CFPB TRID Sec. 6 - Can a creditor review detailed written documentation of income and assets prior to delivering a Loan Estimate?

Compliance > Regulation Z - TILA / TRID Specific > Loan Estimates
Q:  Can a creditor review detailed written documentation of income and assets prior to delivering a Loan Estimate?
 
A:  Yes. A creditor or other person can request, collect, and review documentation or additional information voluntarily provided by the consumer prior to providing a Loan Estimate. However, the TILA-RESPA Rule prohibits a creditor from requiring a consumer to submit documents verifying information related to the consumer’s application, such as income and asset information, before providing a Loan Estimate. Additionally, the creditor cannot explicitly or implicitly represent to the consumer that it will not provide a Loan Estimate without the consumer first providing verifying documentation. (See § 1026.19(e)(2)(iii); Comment 19(e)(2)(iii)-1)
 
If a consumer requests a pre-approval or pre-qualification and provides five of the six pieces of information that constitute an application, the creditor is not yet obligated to provide a Loan Estimate. (Comment 2(a)(3)-1.i).

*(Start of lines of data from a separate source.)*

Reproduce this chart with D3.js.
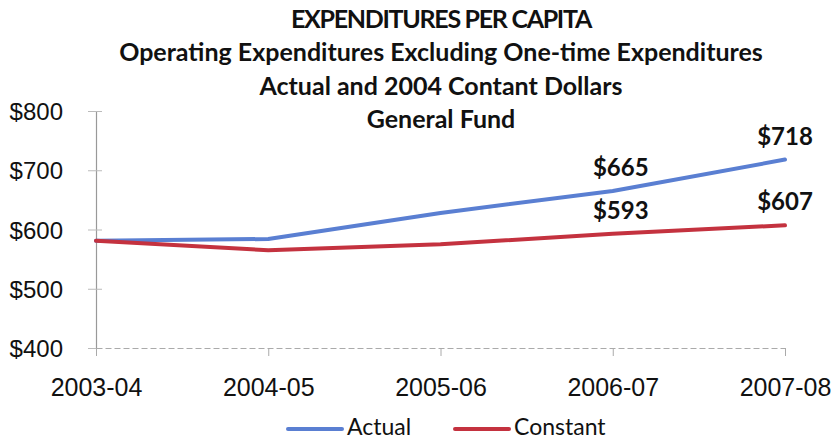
<!DOCTYPE html>
<html>
<head>
<meta charset="utf-8">
<script src="https://cdn.jsdelivr.net/npm/d3@7"></script>
<style>
  html, body { margin: 0; padding: 0; background: #fff; }
  svg { display: block; font-family: Lato, "Open Sans", sans-serif; }
</style>
</head>
<body>
<svg id="chart" width="833" height="441"></svg>
<script>
const titleLines = [
  "EXPENDITURES PER CAPITA",
  "Operating Expenditures Excluding One-time  Expenditures",
  "Actual and 2004 Contant Dollars",
  "General Fund"
];
const categories = ["2003-04", "2004-05", "2005-06", "2006-07", "2007-08"];
const actual   = [581, 584, 628, 665, 718];
const constant = [581, 565, 575, 593, 607];
const yTicks = [400, 500, 600, 700, 800];
const seriesNames = ["Actual", "Constant"];
const colors = ["#5a7fd2", "#c4323f"];
// which points carry a value label
const labelIdx = [3, 4];

const svg = d3.select("#chart");
const margin = { left: 96, right: 48, top: 111, bottom: 93 };
const W = 833, H = 441;

const x = d3.scalePoint().domain(categories).range([margin.left, W - margin.right]);
const y = d3.scaleLinear().domain([400, 800]).range([H - margin.bottom, margin.top]);

// title
svg.append("g").selectAll("text").data(titleLines).join("text")
  .attr("x", 441).attr("y", (d, i) => 28 + i * 33.3)
  .attr("text-anchor", "middle")
  .attr("font-weight", "bold").attr("font-size", 25)
  .attr("letter-spacing", (d, i) => i === 0 ? -1.3 : 0)
  .attr("fill", "#111")
  .text(d => d);

// y axis
const yAxis = svg.append("g")
  .attr("transform", `translate(${margin.left},0)`)
  .call(d3.axisLeft(y).tickValues(yTicks).tickSize(8).tickPadding(25).tickFormat(d => "$" + d));
yAxis.select(".domain").attr("stroke", "#999").attr("stroke-width", 1.2);
yAxis.selectAll(".tick line").attr("stroke", "#bbb").attr("x2", 6).attr("x1", -8);
yAxis.selectAll(".tick text").attr("font-size", 24).attr("fill", "#111").attr("dy", "0.36em");

// x axis
const xAxis = svg.append("g")
  .attr("transform", `translate(0,${y(400)})`)
  .call(d3.axisBottom(x).tickSize(8).tickSizeOuter(0).tickPadding(22));
xAxis.select(".domain").attr("stroke", "#aaa").attr("stroke-dasharray", "6,3").attr("stroke-width", 1);
xAxis.selectAll(".tick line").attr("stroke", "#aaa");
xAxis.selectAll(".tick text").attr("font-size", 25).attr("fill", "#111");

// lines
const line = d3.line().x((d, i) => x(categories[i])).y(d => y(d));
[actual, constant].forEach((vals, s) => {
  svg.append("path").datum(vals)
    .attr("fill", "none").attr("stroke", colors[s])
    .attr("stroke-width", 4).attr("stroke-linejoin", "round").attr("stroke-linecap", "round")
    .attr("d", line);
});

// value labels
[actual, constant].forEach((vals, s) => {
  svg.append("g").selectAll("text").data(labelIdx).join("text")
    .attr("x", i => x(categories[i]) + (i === 4 ? 0 : 8))
    .attr("y", i => y(vals[i]) - 15)
    .attr("text-anchor", "middle")
    .attr("font-weight", "bold").attr("font-size", 24).attr("fill", "#111")
    .text(i => "$" + vals[i]);
});

// legend
const legend = svg.append("g");
const legendX = [288, 455];
seriesNames.forEach((name, s) => {
  legend.append("line")
    .attr("x1", legendX[s]).attr("x2", legendX[s] + 54)
    .attr("y1", 429).attr("y2", 429)
    .attr("stroke", colors[s]).attr("stroke-width", 4).attr("stroke-linecap", "round");
  legend.append("text")
    .attr("x", legendX[s] + 59).attr("y", 435)
    .attr("font-size", 23).attr("fill", "#111")
    .text(name);
});
</script>
</body>
</html>
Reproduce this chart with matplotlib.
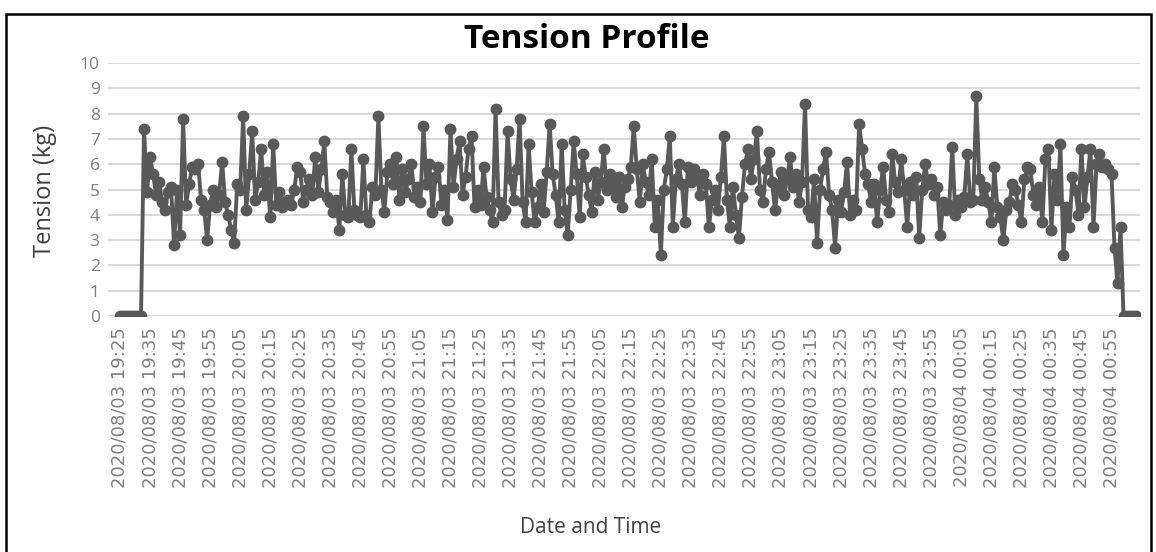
import matplotlib
matplotlib.use('Agg')
import matplotlib.pyplot as plt
from matplotlib.patches import Rectangle

# Tension readings, one per minute from 2020/08/03 19:25
tension = [
    0, 0, 0, 0, 0, 0, 0, 0, 7.4, 4.9,
    6.3, 5.6, 4.8, 5.3, 4.5, 4.2, 4.9, 5.1, 2.8, 5.0,
    3.2, 7.8, 4.4, 5.2, 5.9, 5.8, 6.0, 4.6, 4.2, 3.0,
    4.4, 5.0, 4.3, 4.8, 6.1, 4.5, 4.0, 3.4, 2.9, 5.2,
    5.0, 7.9, 4.2, 5.6, 7.3, 4.6, 5.3, 6.6, 4.8, 5.7,
    3.9, 6.8, 4.4, 4.9, 4.3, 4.5, 4.6, 4.4, 5.0, 5.9,
    5.7, 4.5, 5.0, 5.4, 4.8, 6.3, 4.9, 5.8, 6.9, 4.7,
    4.5, 4.1, 4.6, 3.4, 5.6, 4.0, 3.9, 6.6, 4.2, 4.0,
    3.9, 6.2, 4.0, 3.7, 5.1, 4.8, 7.9, 5.0, 4.1, 5.7,
    6.0, 5.2, 6.3, 4.6, 5.8, 4.9, 5.4, 6.0, 4.7, 5.1,
    4.5, 7.5, 5.2, 6.0, 4.1, 5.5, 5.9, 4.4, 5.0, 3.8,
    7.4, 5.1, 6.2, 6.9, 4.8, 5.5, 6.6, 7.1, 4.3, 5.0,
    4.4, 5.9, 4.7, 4.2, 3.7, 8.2, 4.5, 4.0, 4.2, 7.3,
    5.4, 4.6, 5.8, 7.8, 4.5, 3.7, 6.8, 4.9, 3.7, 4.3,
    5.2, 4.1, 5.7, 7.6, 5.6, 4.8, 3.7, 6.8, 4.2, 3.2,
    5.0, 6.9, 5.6, 3.9, 6.4, 5.5, 4.8, 4.1, 5.7, 4.6,
    5.3, 6.6, 5.0, 5.6, 5.2, 4.7, 5.5, 4.3, 5.1, 5.4,
    5.9, 7.5, 5.8, 4.5, 6.0, 5.3, 4.8, 6.2, 3.5, 4.6,
    2.4, 5.0, 5.8, 7.1, 3.5, 5.4, 6.0, 5.2, 3.7, 5.9,
    5.3, 5.8, 5.5, 4.8, 5.6, 5.2, 3.5, 4.6, 5.0, 4.2,
    5.5, 7.1, 4.6, 3.5, 5.1, 4.0, 3.1, 4.7, 6.0, 6.6,
    5.4, 6.2, 7.3, 5.0, 4.5, 5.8, 6.5, 5.3, 4.2, 5.1,
    5.7, 4.8, 5.4, 6.3, 5.1, 5.6, 4.5, 5.3, 8.4, 4.2,
    3.9, 5.4, 2.9, 5.0, 5.8, 6.5, 4.8, 4.2, 2.7, 4.6,
    4.1, 4.9, 6.1, 4.0, 4.6, 4.2, 7.6, 6.6, 5.6, 5.2,
    4.5, 5.2, 3.7, 5.0, 5.9, 4.6, 4.1, 6.4, 5.3, 4.9,
    6.2, 5.0, 3.5, 5.3, 4.8, 5.5, 3.1, 5.0, 6.0, 5.2,
    5.4, 4.8, 5.1, 3.2, 4.5, 4.2, 4.4, 6.7, 4.0, 4.6,
    4.3, 4.7, 6.4, 4.5, 4.6, 8.7, 5.4, 4.6, 5.1, 4.5,
    3.7, 5.9, 4.3, 3.9, 3.0, 4.2, 4.5, 5.2, 5.0, 4.4,
    3.7, 5.4, 5.9, 5.8, 4.8, 4.4, 5.1, 3.7, 6.2, 6.6,
    3.4, 5.6, 4.6, 6.8, 2.4, 4.3, 3.5, 5.5, 5.0, 4.0,
    6.6, 4.3, 5.5, 6.6, 3.5, 6.0, 6.4, 5.9, 6.0, 5.8,
    5.6, 2.7, 1.3, 3.5, 0, 0, 0, 0, 0,
]

# Category labels shown on the x axis (every 10th reading)
tick_labels = [
    '2020/08/03 19:25', '2020/08/03 19:35', '2020/08/03 19:45', '2020/08/03 19:55',
    '2020/08/03 20:05', '2020/08/03 20:15', '2020/08/03 20:25', '2020/08/03 20:35',
    '2020/08/03 20:45', '2020/08/03 20:55', '2020/08/03 21:05', '2020/08/03 21:15',
    '2020/08/03 21:25', '2020/08/03 21:35', '2020/08/03 21:45', '2020/08/03 21:55',
    '2020/08/03 22:05', '2020/08/03 22:15', '2020/08/03 22:25', '2020/08/03 22:35',
    '2020/08/03 22:45', '2020/08/03 22:55', '2020/08/03 23:05', '2020/08/03 23:15',
    '2020/08/03 23:25', '2020/08/03 23:35', '2020/08/03 23:45', '2020/08/03 23:55',
    '2020/08/04 00:05', '2020/08/04 00:15', '2020/08/04 00:25', '2020/08/04 00:35',
    '2020/08/04 00:45', '2020/08/04 00:55',
]
label_step = 10

plt.rcParams['font.family'] = ['Open Sans', 'DejaVu Sans']

fig = plt.figure(figsize=(11.56, 5.52), dpi=100)
ax = fig.add_axes([0.0934, 0.4275, 0.8928, 0.4583])

x = list(range(len(tension)))
ax.plot(x, tension, color='#595959', linewidth=2.8, marker='o', markersize=7.5,
        markerfacecolor='#595959', markeredgecolor='#595959', zorder=3)

ax.set_xlim(-4, 339.5)
ax.set_ylim(0, 10)
ax.set_yticks(range(0, 11))
ax.yaxis.grid(True, color='#d9d9d9', linewidth=1.5)
ax.set_axisbelow(True)
for s in ['top', 'right', 'left', 'bottom']:
    ax.spines[s].set_visible(False)

ax.set_xticks([i * label_step for i in range(len(tick_labels))])
ax.set_xticklabels(tick_labels, rotation=90, fontsize=13, color='#7f7f7f',
                   family='DejaVu Sans')
ax.tick_params(axis='x', length=0, pad=8)
ax.tick_params(axis='y', length=0, pad=6, labelsize=12.5, labelcolor='#7f7f7f')

fig.text(0.508, 0.928, 'Tension Profile', ha='center', va='center',
         fontsize=24, fontweight='bold', color='black')
fig.text(0.039, 0.655, 'Tension (kg)', ha='center', va='center', rotation=90,
         fontsize=17, color='#404040')
fig.text(0.511, 0.045, 'Date and Time', ha='center', va='center',
         fontsize=15, color='#404040')

# Outer chart border
fig.patches.append(Rectangle((0.005, -0.02), 0.991, 0.995, transform=fig.transFigure,
                             fill=False, edgecolor='black', linewidth=1.8))

fig.savefig('out.png', dpi=100)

So long as the consumer does not provide that sixth element, for example, the property address, the creditor is not required to provide a Loan Estimate and may simply provide a pre-approval or pre-qualification in compliance with its current practice and other applicable law. However, if the consumer provides all six elements of the application, the TILA-RESPA Rule requires the creditor to provide a Loan Estimate. (Comment 2(a)(3)-1.ii). The fact that a consumer requests a pre-approval or pre-qualification will not change the creditor's obligation to provide a Loan Estimate.